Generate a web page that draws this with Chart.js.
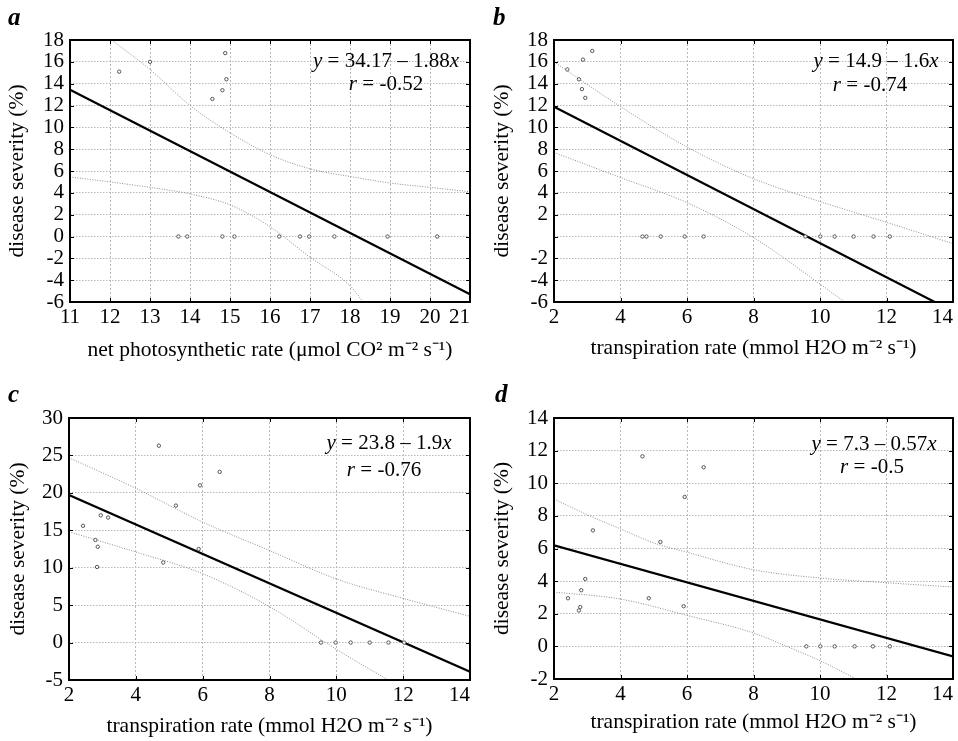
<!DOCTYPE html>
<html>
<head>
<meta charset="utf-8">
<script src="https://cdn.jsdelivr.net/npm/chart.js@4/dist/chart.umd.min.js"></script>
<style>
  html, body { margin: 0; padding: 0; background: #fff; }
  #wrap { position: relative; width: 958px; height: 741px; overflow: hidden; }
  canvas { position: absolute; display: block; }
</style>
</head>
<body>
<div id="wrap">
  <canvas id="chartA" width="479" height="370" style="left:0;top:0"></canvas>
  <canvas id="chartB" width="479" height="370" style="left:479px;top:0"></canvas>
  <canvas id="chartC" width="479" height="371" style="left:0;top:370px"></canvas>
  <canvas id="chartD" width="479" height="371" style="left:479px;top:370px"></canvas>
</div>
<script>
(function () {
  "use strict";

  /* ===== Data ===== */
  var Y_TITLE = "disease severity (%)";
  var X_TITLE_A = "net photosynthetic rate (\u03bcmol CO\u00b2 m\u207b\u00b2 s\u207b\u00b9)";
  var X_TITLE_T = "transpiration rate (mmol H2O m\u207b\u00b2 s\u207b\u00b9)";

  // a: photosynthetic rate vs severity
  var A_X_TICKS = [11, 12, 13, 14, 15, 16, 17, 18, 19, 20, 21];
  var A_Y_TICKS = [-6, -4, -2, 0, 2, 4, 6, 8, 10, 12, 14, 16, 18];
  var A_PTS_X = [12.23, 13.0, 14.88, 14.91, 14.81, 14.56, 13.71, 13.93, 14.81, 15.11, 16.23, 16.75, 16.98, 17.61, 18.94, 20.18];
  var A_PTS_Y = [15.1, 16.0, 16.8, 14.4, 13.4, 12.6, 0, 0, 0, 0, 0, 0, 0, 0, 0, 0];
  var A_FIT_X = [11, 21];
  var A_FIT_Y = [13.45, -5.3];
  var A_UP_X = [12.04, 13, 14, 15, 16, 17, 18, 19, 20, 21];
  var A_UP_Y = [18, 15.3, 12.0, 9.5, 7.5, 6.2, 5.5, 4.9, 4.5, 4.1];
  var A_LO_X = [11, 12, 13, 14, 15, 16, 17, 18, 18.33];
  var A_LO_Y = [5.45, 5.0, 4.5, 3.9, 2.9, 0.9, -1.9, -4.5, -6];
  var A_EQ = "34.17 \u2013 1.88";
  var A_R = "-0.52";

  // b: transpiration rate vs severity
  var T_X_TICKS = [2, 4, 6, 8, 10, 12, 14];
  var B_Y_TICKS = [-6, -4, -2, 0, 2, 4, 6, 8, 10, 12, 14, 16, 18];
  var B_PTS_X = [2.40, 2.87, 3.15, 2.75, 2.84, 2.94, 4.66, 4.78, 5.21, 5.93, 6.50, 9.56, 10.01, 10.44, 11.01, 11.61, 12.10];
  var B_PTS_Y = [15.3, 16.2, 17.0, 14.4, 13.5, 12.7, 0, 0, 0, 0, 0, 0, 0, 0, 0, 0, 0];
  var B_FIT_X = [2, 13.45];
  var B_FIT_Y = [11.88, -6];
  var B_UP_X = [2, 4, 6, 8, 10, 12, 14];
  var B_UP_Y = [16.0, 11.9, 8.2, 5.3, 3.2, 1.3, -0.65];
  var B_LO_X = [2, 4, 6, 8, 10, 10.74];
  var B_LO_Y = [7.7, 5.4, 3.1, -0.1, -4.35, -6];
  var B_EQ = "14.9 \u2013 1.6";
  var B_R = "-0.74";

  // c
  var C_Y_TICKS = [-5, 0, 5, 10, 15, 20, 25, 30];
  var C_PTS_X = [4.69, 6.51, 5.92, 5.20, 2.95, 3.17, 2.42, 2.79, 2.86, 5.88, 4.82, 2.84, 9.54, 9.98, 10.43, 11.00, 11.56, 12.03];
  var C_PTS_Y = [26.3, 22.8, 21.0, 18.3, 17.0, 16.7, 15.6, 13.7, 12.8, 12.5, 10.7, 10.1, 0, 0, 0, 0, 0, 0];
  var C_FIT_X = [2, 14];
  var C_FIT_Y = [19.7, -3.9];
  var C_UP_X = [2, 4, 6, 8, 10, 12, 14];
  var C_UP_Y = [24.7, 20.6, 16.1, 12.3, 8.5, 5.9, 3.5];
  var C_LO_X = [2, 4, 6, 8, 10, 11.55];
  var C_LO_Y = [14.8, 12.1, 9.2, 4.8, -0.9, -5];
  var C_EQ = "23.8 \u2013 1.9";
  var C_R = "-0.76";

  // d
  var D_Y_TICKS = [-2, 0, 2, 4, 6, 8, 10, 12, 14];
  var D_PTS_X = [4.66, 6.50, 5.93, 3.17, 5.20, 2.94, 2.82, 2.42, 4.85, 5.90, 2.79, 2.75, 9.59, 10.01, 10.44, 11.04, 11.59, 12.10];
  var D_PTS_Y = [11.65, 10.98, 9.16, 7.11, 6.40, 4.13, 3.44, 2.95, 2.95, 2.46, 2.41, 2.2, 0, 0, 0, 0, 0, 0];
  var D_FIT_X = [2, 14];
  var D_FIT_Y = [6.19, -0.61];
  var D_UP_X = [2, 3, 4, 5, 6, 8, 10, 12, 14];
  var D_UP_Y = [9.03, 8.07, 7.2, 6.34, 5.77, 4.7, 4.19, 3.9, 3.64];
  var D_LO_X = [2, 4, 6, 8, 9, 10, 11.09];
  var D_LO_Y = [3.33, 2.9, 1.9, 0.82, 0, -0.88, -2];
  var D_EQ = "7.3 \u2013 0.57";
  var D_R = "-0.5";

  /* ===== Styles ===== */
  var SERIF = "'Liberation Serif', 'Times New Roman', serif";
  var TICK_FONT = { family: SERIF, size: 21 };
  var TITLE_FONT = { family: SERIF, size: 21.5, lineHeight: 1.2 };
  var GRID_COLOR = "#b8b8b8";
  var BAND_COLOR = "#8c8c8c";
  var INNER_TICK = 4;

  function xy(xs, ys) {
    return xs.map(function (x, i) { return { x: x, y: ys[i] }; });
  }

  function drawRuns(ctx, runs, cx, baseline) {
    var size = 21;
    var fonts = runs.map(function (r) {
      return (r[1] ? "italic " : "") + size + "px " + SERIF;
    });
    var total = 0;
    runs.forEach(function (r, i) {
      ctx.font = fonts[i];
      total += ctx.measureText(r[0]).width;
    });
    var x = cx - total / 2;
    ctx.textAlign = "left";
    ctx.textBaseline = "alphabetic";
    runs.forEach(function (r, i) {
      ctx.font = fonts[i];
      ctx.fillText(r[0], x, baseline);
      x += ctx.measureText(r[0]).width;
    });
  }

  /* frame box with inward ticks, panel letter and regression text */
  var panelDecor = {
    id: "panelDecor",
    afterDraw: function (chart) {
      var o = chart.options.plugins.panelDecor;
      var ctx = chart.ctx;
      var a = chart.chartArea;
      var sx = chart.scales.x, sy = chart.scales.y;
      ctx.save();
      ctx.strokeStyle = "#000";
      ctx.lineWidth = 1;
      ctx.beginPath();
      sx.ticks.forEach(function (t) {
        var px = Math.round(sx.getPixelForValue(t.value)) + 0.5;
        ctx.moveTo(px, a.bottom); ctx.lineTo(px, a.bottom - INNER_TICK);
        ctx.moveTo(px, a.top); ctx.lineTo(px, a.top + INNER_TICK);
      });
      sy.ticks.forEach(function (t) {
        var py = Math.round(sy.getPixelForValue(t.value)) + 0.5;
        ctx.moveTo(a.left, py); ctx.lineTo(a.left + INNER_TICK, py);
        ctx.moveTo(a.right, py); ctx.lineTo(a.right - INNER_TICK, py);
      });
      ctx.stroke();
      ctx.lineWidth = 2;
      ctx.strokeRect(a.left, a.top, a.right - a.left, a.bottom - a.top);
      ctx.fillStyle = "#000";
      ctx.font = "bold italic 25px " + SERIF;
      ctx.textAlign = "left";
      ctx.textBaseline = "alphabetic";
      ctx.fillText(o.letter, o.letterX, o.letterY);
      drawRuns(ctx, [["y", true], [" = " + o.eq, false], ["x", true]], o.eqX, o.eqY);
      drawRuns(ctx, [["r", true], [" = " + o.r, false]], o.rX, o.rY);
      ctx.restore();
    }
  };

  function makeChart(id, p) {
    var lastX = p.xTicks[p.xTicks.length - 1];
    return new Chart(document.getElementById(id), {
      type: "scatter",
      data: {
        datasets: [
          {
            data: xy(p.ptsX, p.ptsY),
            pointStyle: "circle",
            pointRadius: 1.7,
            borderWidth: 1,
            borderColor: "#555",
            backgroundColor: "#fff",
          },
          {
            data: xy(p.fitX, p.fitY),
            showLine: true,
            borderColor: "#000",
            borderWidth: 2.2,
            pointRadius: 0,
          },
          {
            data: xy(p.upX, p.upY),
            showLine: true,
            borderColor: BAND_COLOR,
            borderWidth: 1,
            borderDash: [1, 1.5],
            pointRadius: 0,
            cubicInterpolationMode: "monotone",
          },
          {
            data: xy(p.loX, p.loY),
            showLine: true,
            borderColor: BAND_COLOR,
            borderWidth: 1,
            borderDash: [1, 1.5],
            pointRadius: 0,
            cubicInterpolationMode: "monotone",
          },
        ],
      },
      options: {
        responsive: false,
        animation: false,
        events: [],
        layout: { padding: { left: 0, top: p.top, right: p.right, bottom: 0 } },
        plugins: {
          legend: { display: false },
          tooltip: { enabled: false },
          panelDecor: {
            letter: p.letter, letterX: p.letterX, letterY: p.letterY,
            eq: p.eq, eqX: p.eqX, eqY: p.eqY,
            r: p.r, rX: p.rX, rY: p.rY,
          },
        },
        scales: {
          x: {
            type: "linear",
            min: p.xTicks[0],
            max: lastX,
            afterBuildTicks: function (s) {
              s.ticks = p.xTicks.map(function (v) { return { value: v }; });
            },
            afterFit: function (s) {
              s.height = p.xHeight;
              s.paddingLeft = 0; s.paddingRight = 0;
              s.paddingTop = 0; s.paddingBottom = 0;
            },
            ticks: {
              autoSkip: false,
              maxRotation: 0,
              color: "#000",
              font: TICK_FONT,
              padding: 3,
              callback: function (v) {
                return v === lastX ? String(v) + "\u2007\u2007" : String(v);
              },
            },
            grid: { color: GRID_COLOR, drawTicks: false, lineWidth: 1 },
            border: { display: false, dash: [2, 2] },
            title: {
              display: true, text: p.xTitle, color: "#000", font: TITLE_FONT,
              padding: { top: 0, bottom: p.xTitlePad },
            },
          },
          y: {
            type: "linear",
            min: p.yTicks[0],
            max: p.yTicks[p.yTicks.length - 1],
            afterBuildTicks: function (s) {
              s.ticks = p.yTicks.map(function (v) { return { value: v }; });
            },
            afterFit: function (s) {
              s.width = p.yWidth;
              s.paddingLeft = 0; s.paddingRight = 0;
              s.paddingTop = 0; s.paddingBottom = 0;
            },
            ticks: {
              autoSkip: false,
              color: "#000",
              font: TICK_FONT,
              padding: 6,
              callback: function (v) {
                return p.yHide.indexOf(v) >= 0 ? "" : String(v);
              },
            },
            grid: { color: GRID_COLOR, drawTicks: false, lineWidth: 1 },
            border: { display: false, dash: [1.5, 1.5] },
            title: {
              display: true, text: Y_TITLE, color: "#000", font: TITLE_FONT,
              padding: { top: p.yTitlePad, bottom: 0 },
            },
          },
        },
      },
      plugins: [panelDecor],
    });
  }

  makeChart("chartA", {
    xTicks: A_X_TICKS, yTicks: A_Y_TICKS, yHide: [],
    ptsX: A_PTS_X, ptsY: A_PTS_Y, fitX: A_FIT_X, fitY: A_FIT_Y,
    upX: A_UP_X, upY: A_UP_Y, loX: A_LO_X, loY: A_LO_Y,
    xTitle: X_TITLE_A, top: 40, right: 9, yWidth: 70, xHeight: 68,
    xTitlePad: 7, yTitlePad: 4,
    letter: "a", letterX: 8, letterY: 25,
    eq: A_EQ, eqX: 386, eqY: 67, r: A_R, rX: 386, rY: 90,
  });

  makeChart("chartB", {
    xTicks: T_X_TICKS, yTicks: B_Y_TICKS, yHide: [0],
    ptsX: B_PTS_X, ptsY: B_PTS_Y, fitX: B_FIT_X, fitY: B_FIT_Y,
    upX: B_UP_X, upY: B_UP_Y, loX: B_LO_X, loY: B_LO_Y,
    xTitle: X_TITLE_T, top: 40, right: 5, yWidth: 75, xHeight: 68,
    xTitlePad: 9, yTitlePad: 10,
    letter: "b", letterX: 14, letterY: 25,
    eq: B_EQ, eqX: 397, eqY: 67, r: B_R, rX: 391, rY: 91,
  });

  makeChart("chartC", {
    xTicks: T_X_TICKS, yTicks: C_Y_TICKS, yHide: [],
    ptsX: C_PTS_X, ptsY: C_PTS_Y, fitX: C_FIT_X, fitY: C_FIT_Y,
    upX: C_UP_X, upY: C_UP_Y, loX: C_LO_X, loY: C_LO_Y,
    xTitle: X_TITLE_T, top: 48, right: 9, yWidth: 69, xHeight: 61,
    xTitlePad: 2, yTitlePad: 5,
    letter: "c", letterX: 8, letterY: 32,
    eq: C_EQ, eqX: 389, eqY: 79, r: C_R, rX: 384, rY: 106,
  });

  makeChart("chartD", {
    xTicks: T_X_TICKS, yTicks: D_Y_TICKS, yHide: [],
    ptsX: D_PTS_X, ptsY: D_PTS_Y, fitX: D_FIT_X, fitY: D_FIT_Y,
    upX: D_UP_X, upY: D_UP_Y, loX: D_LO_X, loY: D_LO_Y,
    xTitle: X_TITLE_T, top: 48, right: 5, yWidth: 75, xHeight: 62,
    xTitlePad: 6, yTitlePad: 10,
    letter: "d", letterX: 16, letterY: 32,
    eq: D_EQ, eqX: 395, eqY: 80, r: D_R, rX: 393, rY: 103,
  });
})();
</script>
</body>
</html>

------------------------------------

▶ **What is asked**
Please repeat exactly the data above from its first line to the line that contains "rate (mmol H2O", inclusive, and leave every picture out.

▶ **Task response**
Generate a web page that draws this with Chart.js.
<!DOCTYPE html>
<html>
<head>
<meta charset="utf-8">
<script src="https://cdn.jsdelivr.net/npm/chart.js@4/dist/chart.umd.min.js"></script>
<style>
  html, body { margin: 0; padding: 0; background: #fff; }
  #wrap { position: relative; width: 958px; height: 741px; overflow: hidden; }
  canvas { position: absolute; display: block; }
</style>
</head>
<body>
<div id="wrap">
  <canvas id="chartA" width="479" height="370" style="left:0;top:0"></canvas>
  <canvas id="chartB" width="479" height="370" style="left:479px;top:0"></canvas>
  <canvas id="chartC" width="479" height="371" style="left:0;top:370px"></canvas>
  <canvas id="chartD" width="479" height="371" style="left:479px;top:370px"></canvas>
</div>
<script>
(function () {
  "use strict";

  /* ===== Data ===== */
  var Y_TITLE = "disease severity (%)";
  var X_TITLE_A = "net photosynthetic rate (\u03bcmol CO\u00b2 m\u207b\u00b2 s\u207b\u00b9)";
  var X_TITLE_T = "transpiration rate (mmol H2O m\u207b\u00b2 s\u207b\u00b9)";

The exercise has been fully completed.